5. Memory ballooning
Most of the memory issues in VMware are seen when memory ballooning occurs. However, ballooning is not necessarily a bad thing. Memory ballooning is a feature that allows the host to be more efficient with its physical memory by reclaiming unused memory that had been allocated to running virtual machines. This is done by the Memory Balloon Driver, which is included in the VMware Tools. The balloon driver determines how much memory can be reclaimed and then inflates it to the point that this amount of memory is blocked in the guest system. Issues typically appear when the balloon driver inflates too much and the guest is no longer able to run its operations. This will cause performance issues and, in some cases, even an outage. For example, an SQL server might run out of memory and crash if this happens.

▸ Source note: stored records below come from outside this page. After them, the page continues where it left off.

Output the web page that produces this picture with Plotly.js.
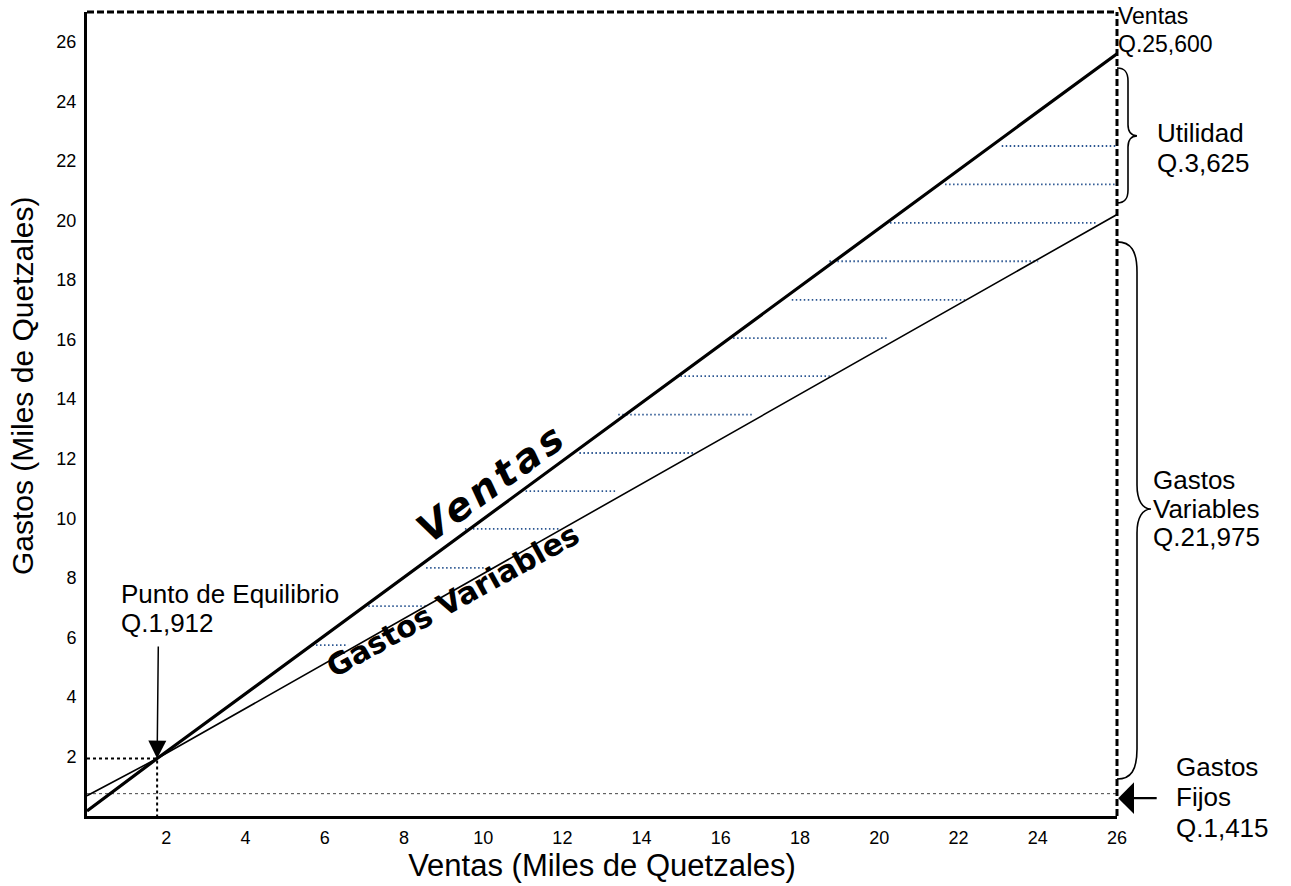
<!DOCTYPE html>
<html><head><meta charset="utf-8">
<script src="https://cdn.plot.ly/plotly-3.0.1.min.js"></script>
<style>html,body{margin:0;padding:0;background:#fff}</style>
</head><body><div id="chart" style="width:1291px;height:886px"></div>
<script>
// ---- data (miles de quetzales) ----
const xTicks = [2, 4, 6, 8, 10, 12, 14, 16, 18, 20, 22, 24, 26];
const yTicks = [2, 4, 6, 8, 10, 12, 14, 16, 18, 20, 22, 24, 26];
const xRange = [0, 26];
const yRange = [0, 27];

const ventasX = [0, 1.77, 26];
const ventasY = [0.17, 1.93, 25.6];
const gastosX = [0, 1.77, 26];
const gastosY = [0.68, 1.93, 20.2];
const fijosX = [0, 26];
const fijosY = [0.75, 0.75];
const equilibrioX = 1.77;
const equilibrioY = 1.93;

const hatchY     = [5.74, 7.05, 8.33, 9.64, 10.91, 12.19, 13.48, 14.77, 16.05, 17.33, 18.63, 19.92, 21.21, 22.50];
const hatchStart = [5.68, 7.10, 8.56, 9.54, 10.97, 12.43, 13.41, 14.88, 16.31, 17.79, 18.74, 20.27, 21.66, 23.09];
const hatchEnd   = [6.59, 8.58, 10.03, 11.94, 13.35, 15.30, 16.78, 18.75, 20.20, 22.16, 24.01, 25.48, 26.0, 26.0];

// brace spans (data y) : top, bottom, tip
const braceUtilidad = [25.12, 20.59, 22.84];
const braceVariables = [19.28, 1.24, 10.31];

// ---- geometry helpers ----
const W = 1291, H = 886;
const M = {l: 87, r: 174, t: 12, b: 70};
const PW = W - M.l - M.r, PH = H - M.t - M.b;
const LABEL_FONT = 'Liberation Sans, Arial, sans-serif';

function pX(x) { return (x - xRange[0]) / (xRange[1] - xRange[0]); }
function pY(y) { return (y - yRange[0]) / (yRange[1] - yRange[0]); }
function pxX(dxFromRight) { return 1 + dxFromRight / PW; }
function pyOff(y, dpx) { return pY(y) + dpx / PH; }

function bracePath(top, bot, tip, w, tipW, r, rt) {
  const P = (dx, y, dpx) => pxX(dx).toFixed(5) + ',' + pyOff(y, dpx).toFixed(5);
  return 'M' + P(0, top, 0) +
    ' C' + P(w * 0.7, top, 0) + ' ' + P(w, top, -r * 0.3) + ' ' + P(w, top, -r) +
    ' L' + P(w, tip, rt) +
    ' C' + P(w, tip, rt * 0.35) + ' ' + P(w + (tipW - w) * 0.4, tip, 0) + ' ' + P(tipW, tip, 0) +
    ' C' + P(w + (tipW - w) * 0.4, tip, 0) + ' ' + P(w, tip, -rt * 0.35) + ' ' + P(w, tip, -rt) +
    ' L' + P(w, bot, r) +
    ' C' + P(w, bot, r * 0.3) + ' ' + P(w * 0.7, bot, 0) + ' ' + P(0, bot, 0);
}

// hatch trace built from arrays
const hx = [], hy = [];
hatchY.forEach((y, i) => { hx.push(hatchStart[i], hatchEnd[i], null); hy.push(y, y, null); });

const traces = [
  {x: hx, y: hy, mode: 'lines', line: {color: '#2a5591', width: 1.8, dash: '1.5px,2.5px'}, hoverinfo: 'skip'},
  {x: fijosX, y: fijosY, mode: 'lines', line: {color: '#444', width: 1, dash: 'dot'}, hoverinfo: 'skip'},
  {x: [0, equilibrioX, equilibrioX], y: [equilibrioY, equilibrioY, 0], mode: 'lines',
   line: {color: '#000', width: 2, dash: 'dot'}, hoverinfo: 'skip'},
  {x: gastosX, y: gastosY, mode: 'lines', line: {color: '#000', width: 1.6}, name: 'Gastos'},
  {x: ventasX, y: ventasY, mode: 'lines', line: {color: '#000', width: 3.2}, name: 'Ventas'}
];

// text labels placed in paper space (so those right of the plot are drawn)
function label(text, xData, yData, size) {
  return {text: text, x: pX(xData), y: pY(yData), xref: 'paper', yref: 'paper', xanchor: 'left', yanchor: 'middle',
          showarrow: false, font: {family: LABEL_FONT, size: size, color: '#000'}};
}

const annotations = [
  label('Ventas', 25.98, 26.87, 23),
  label('Q.25,600', 25.98, 25.93, 23),
  label('Utilidad', 26.95, 22.94, 26),
  label('Q.3,625', 26.95, 21.93, 26),
  label('Gastos', 26.86, 11.28, 26),
  label('Variables', 26.86, 10.31, 26),
  label('Q.21,975', 26.86, 9.37, 26),
  label('Gastos', 27.44, 1.65, 26),
  label('Fijos', 27.44, 0.64, 26),
  label('Q.1,415', 27.44, -0.40, 26),
  label('Punto de Equilibrio', 0.80, 7.46, 26),
  label('Q.1,912', 0.80, 6.48, 26),
  // rotated line labels
  {text: '<span style="letter-spacing:4px">Ventas</span>', x: 10.22, y: 11.2, xref: 'x', yref: 'y',
   textangle: -36, showarrow: false,
   font: {family: 'DejaVu Sans, sans-serif', size: 39, weight: 'bold', style: 'italic', color: '#000'}},
  {text: 'Gastos Variables', x: 9.23, y: 7.25, xref: 'x', yref: 'y',
   textangle: -29, showarrow: false,
   font: {family: 'DejaVu Sans, sans-serif', size: 30, weight: 'bold', color: '#000'}},
  // arrows
  {text: '', x: equilibrioX, y: equilibrioY, ax: equilibrioX + 0.03, ay: 5.74, axref: 'x', ayref: 'y',
   xref: 'x', yref: 'y', showarrow: true, arrowhead: 2, arrowsize: 2.4, arrowwidth: 1.5, arrowcolor: '#000'},
  {text: '', x: pX(26.03), y: pY(0.6), ax: 40, ay: 0, axref: 'pixel', ayref: 'pixel',
   xref: 'paper', yref: 'paper', showarrow: true, arrowhead: 1, arrowsize: 2.4, arrowwidth: 2.2, arrowcolor: '#000'},
  // y axis title
  {text: 'Gastos (Miles de Quetzales)', xref: 'paper', yref: 'paper', x: (22 - M.l) / PW, y: (H - M.b - 386) / PH,
   xanchor: 'center', yanchor: 'middle', textangle: -90, showarrow: false,
   font: {family: LABEL_FONT, size: 30, color: '#000'}}
];

const shapes = [
  {type: 'line', xref: 'paper', yref: 'paper', x0: 0, x1: 1, y0: 1, y1: 1,
   line: {color: '#000', width: 3, dash: '7px,3px'}},
  {type: 'line', xref: 'paper', yref: 'paper', x0: 1, x1: 1, y0: 0, y1: 1,
   line: {color: '#000', width: 3, dash: '7px,3px'}},
  {type: 'path', xref: 'paper', yref: 'paper',
   path: bracePath(braceUtilidad[0], braceUtilidad[1], braceUtilidad[2], 11, 20, 13, 11),
   line: {color: '#000', width: 1.6}},
  {type: 'path', xref: 'paper', yref: 'paper',
   path: bracePath(braceVariables[0], braceVariables[1], braceVariables[2], 20, 34, 30, 24),
   line: {color: '#000', width: 1.6}}
];

const axisCommon = {
  showgrid: false, zeroline: false, showline: true, linecolor: '#000', linewidth: 3,
  ticks: '', tickfont: {family: LABEL_FONT, size: 18, color: '#000'}, fixedrange: true
};

const layout = {
  width: W, height: H,
  margin: {l: M.l, r: M.r, t: M.t, b: M.b, pad: 0},
  paper_bgcolor: '#fff', plot_bgcolor: '#fff',
  showlegend: false,
  font: {family: LABEL_FONT, color: '#000'},
  xaxis: Object.assign({}, axisCommon, {
    range: xRange, tickmode: 'array', tickvals: xTicks, ticktext: xTicks.map(String),
    ticklabelstandoff: 3,
    title: {text: 'Ventas (Miles de Quetzales)', font: {family: LABEL_FONT, size: 31, color: '#000'}, standoff: 8}
  }),
  yaxis: Object.assign({}, axisCommon, {
    range: yRange, tickmode: 'array', tickvals: yTicks, ticktext: yTicks.map(String),
    ticklabelstandoff: 4
  }),
  annotations: annotations,
  shapes: shapes
};

Plotly.newPlot('chart', traces, layout, {displayModeBar: false, staticPlot: true});
</script></body></html>
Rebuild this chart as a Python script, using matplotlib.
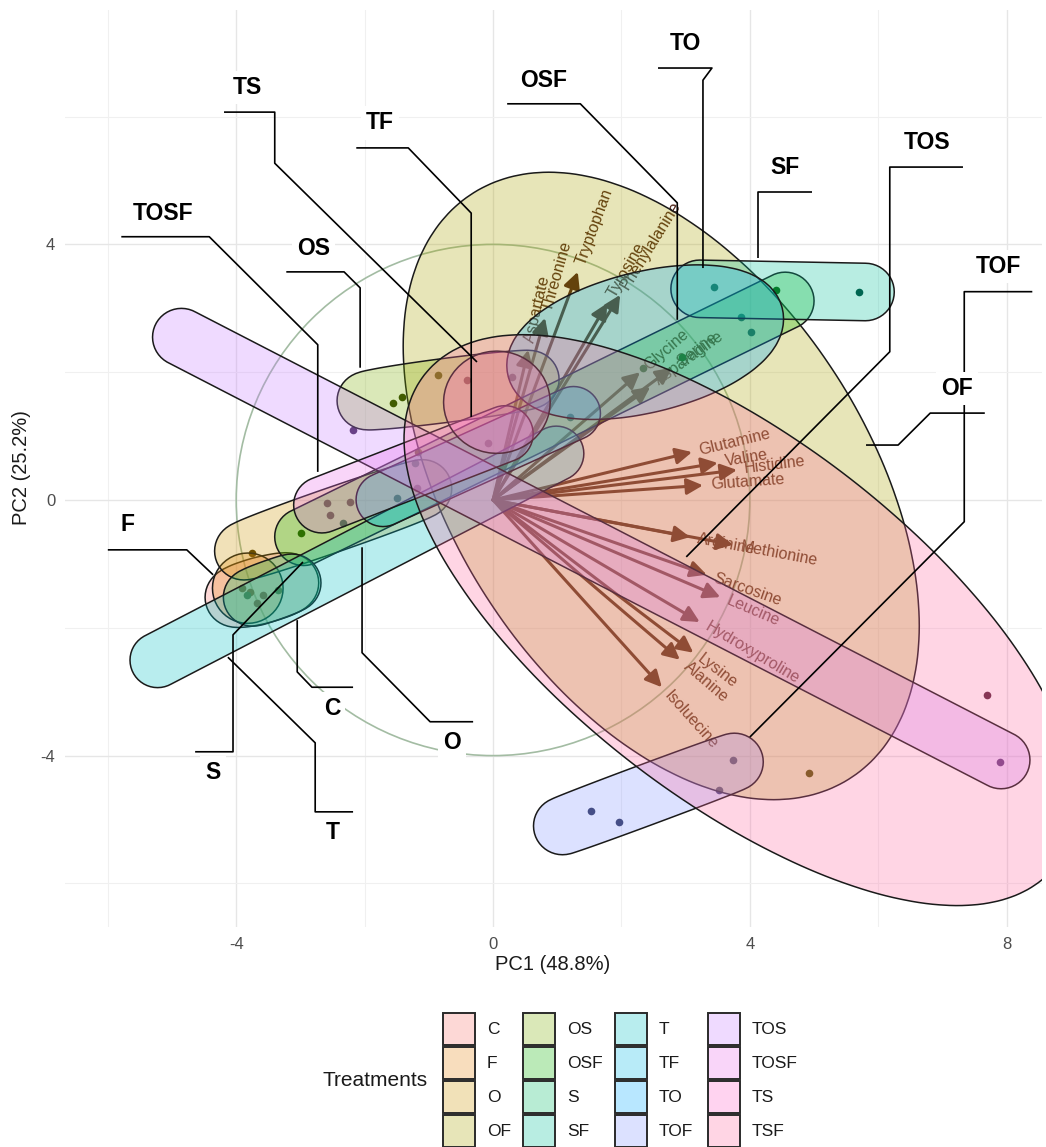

Therefore, it’s recommended to plan on a per virtual machine basis if you want to have the possibility of ballooning and reserving the full guest memory for machines that you don’t want to balloon at all.
6. Worst case allocation
Worst case allocation is the amount of memory that a virtual machine can allocate when all the virtual machines in the ESXi host or cluster consume the full amount of their configured or allocated resources. In the case of overprovisioning, this is the amount of memory the VM will get. Typically, you don’t want the Worst-case allocation to be much lower than the amount of memory you’ve allocated to VM’s in a production environment, as this will start to cause a lot of ballooning or even out-of-memory issues for your VM’s once they start to utilize more of their allocated memory at the same time. Keeping your Worst-case allocation and actual assigned memory as close to each other as possible ensures that your VM’s will be able to use their allocated memory during high load events/periods in your cluster.
In this post, we discussed the most common compute performance metrics and issues that I’ve encountered managing VMware vSphere hosts and VM’s and how you can identify and solve these issues. I hope these insights will help you identify and solve performance issues in your environments.